> What is asked
Filter these entries so that only lines with the word "this" remain.

** START Dataset rows **

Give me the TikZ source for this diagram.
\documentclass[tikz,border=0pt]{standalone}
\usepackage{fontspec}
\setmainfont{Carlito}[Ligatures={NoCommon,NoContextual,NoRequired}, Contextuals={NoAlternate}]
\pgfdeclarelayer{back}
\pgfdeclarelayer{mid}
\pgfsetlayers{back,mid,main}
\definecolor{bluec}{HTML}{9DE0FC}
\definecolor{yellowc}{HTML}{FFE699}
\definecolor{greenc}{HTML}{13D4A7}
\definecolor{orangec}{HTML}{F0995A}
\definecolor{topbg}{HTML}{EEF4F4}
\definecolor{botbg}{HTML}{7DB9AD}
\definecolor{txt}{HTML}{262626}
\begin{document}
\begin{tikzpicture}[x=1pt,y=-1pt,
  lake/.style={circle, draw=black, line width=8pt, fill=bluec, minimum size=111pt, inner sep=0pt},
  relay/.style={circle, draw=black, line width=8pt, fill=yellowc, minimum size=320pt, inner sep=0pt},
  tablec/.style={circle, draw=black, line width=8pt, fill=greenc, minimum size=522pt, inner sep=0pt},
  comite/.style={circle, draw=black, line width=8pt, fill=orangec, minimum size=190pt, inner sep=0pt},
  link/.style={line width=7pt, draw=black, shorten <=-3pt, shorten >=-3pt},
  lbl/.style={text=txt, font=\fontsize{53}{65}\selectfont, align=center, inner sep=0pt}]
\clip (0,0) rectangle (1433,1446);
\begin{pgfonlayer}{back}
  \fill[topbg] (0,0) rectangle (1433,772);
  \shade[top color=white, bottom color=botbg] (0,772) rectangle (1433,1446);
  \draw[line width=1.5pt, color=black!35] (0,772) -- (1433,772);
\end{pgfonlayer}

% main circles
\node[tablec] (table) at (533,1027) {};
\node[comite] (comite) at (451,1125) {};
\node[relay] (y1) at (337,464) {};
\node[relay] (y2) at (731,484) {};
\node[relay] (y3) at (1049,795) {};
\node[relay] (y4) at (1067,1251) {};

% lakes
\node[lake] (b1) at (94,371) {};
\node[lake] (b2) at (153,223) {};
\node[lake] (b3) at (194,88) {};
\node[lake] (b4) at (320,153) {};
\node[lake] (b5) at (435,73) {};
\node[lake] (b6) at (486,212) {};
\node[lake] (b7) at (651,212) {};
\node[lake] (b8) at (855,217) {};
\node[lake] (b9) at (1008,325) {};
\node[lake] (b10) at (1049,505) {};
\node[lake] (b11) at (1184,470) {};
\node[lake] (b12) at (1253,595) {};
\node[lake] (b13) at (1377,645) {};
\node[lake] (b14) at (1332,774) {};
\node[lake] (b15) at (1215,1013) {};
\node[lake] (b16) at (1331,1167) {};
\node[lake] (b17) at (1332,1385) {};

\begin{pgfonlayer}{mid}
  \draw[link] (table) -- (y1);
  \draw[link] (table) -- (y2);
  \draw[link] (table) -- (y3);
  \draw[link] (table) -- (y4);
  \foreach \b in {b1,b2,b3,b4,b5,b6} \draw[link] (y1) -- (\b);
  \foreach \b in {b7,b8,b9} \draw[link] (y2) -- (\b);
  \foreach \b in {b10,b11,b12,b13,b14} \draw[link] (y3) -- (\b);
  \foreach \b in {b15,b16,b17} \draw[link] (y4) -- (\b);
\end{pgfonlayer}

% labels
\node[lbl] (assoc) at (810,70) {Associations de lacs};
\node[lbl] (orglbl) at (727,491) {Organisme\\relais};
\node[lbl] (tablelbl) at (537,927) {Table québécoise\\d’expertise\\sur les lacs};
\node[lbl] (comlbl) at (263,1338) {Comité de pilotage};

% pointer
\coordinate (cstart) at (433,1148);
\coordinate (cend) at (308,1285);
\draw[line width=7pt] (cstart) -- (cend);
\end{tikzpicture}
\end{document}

** END Dataset rows **
** START Dataset rows **

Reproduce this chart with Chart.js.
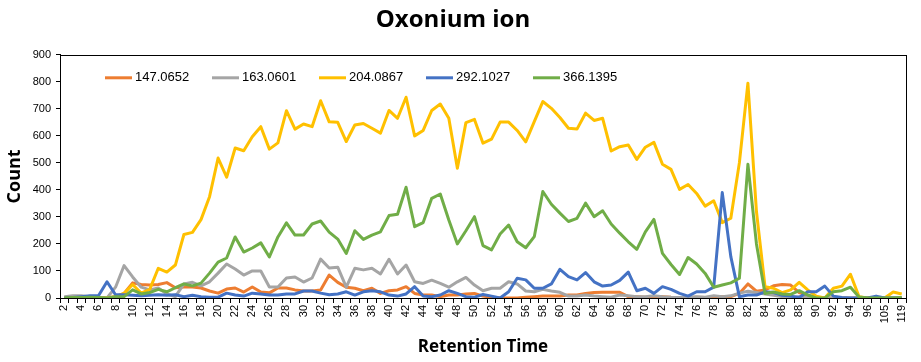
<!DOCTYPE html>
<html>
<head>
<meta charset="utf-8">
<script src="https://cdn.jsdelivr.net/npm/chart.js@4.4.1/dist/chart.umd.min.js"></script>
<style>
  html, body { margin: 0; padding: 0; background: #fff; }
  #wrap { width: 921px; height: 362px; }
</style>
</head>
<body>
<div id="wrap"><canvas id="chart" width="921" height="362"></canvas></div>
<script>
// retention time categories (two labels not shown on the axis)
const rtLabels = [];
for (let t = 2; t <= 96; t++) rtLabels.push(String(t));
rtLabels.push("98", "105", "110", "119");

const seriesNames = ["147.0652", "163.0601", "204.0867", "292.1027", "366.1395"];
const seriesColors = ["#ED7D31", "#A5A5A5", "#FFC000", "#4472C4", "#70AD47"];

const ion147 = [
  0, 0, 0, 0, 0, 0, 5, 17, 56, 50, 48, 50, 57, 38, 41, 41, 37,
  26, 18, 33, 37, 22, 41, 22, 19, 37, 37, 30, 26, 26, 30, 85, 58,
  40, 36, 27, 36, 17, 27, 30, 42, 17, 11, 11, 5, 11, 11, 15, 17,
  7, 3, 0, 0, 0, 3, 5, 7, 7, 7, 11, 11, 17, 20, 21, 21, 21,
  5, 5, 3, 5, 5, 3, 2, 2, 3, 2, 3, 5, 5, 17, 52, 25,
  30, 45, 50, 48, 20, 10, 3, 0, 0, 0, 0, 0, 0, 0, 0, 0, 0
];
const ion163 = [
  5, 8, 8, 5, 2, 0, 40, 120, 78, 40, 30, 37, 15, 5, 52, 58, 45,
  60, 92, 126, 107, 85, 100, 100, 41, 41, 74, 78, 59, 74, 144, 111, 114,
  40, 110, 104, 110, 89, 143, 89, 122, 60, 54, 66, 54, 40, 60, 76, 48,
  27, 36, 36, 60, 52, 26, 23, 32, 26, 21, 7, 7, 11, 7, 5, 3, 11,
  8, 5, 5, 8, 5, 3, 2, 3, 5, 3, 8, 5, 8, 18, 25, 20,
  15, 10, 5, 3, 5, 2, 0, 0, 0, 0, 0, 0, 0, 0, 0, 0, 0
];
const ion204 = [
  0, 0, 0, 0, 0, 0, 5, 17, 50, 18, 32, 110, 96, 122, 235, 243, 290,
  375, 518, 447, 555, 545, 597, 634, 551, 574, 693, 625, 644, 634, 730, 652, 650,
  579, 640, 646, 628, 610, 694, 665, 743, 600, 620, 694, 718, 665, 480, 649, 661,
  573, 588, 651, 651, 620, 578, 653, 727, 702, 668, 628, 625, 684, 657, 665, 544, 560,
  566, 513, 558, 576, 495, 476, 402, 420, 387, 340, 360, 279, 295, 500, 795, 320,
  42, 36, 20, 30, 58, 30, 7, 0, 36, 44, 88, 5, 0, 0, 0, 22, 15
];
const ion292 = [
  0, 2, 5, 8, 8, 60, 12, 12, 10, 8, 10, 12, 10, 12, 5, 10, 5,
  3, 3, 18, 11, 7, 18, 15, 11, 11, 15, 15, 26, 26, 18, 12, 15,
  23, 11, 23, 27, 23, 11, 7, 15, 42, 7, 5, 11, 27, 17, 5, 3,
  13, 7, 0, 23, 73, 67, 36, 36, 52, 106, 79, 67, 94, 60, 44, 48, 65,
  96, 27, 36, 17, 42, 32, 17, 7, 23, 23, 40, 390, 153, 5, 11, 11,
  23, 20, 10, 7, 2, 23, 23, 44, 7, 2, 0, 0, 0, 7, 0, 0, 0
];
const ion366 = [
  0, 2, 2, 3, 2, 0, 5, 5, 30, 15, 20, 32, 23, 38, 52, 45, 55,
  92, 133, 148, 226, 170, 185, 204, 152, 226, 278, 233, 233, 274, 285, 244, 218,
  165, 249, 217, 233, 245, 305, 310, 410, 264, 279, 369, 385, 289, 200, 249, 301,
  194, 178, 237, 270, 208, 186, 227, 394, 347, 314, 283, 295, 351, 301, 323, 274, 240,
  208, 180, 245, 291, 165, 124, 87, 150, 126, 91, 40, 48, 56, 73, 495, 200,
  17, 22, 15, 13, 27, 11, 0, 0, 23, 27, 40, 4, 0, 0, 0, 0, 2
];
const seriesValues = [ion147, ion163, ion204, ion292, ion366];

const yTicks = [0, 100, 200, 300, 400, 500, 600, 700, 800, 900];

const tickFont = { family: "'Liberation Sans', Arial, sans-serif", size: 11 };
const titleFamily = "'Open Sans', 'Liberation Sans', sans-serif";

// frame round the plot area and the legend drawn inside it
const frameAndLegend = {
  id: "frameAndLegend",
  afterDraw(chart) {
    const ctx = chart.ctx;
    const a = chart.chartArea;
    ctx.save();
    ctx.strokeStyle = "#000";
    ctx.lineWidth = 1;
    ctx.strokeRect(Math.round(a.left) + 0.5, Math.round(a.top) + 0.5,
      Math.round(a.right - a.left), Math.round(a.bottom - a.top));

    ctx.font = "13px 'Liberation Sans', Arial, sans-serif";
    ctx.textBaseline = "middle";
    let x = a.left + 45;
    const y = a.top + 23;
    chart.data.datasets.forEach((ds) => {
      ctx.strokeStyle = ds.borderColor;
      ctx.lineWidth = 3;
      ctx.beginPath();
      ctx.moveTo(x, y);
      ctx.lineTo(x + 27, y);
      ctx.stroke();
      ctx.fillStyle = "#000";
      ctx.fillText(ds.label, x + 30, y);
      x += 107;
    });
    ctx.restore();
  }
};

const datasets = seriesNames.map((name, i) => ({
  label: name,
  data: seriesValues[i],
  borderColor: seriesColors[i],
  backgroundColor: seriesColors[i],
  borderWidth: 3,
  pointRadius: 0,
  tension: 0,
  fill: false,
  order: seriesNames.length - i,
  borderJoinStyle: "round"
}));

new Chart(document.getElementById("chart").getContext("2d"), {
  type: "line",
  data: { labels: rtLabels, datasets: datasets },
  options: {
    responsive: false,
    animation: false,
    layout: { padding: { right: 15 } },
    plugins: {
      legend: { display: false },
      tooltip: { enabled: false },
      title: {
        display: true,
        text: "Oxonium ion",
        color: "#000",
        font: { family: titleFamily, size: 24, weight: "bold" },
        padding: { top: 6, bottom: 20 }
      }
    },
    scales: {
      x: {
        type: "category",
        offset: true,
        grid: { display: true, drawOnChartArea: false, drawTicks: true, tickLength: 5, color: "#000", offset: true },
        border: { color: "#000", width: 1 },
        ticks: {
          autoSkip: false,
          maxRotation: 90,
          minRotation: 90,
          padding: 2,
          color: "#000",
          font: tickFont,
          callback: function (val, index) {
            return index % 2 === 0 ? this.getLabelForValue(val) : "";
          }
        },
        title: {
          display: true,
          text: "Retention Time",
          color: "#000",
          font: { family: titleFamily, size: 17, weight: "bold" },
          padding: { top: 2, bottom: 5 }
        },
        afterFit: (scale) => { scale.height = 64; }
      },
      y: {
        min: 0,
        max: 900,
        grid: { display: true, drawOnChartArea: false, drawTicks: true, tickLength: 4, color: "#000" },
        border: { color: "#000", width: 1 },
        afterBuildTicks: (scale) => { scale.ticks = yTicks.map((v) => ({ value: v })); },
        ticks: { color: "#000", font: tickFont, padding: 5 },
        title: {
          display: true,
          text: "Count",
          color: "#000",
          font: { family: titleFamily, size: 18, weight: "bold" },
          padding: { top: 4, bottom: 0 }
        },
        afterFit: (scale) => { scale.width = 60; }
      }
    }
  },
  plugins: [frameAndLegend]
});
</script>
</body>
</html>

** END Dataset rows **
** START Dataset rows **

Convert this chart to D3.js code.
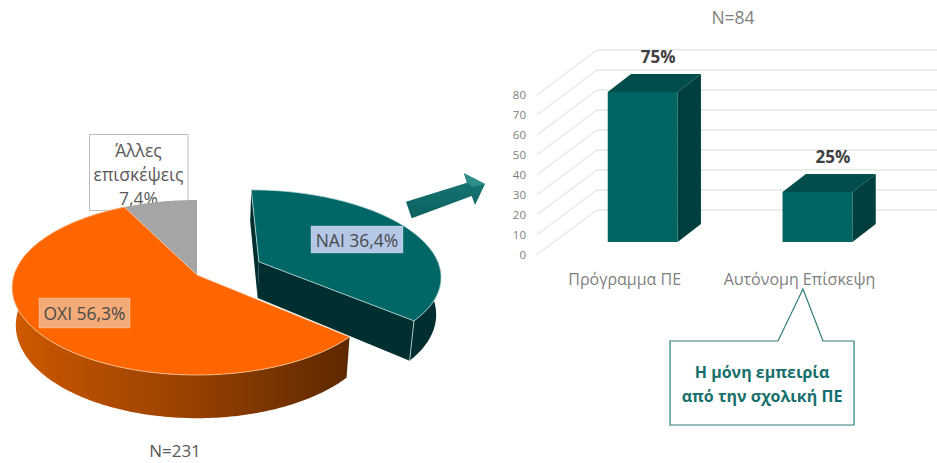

** END Dataset rows **

> The output
Give me the TikZ source for this diagram.
Reproduce this chart with Chart.js.
            return index % 2 === 0 ? this.getLabelForValue(val) : "";
Convert this chart to D3.js code.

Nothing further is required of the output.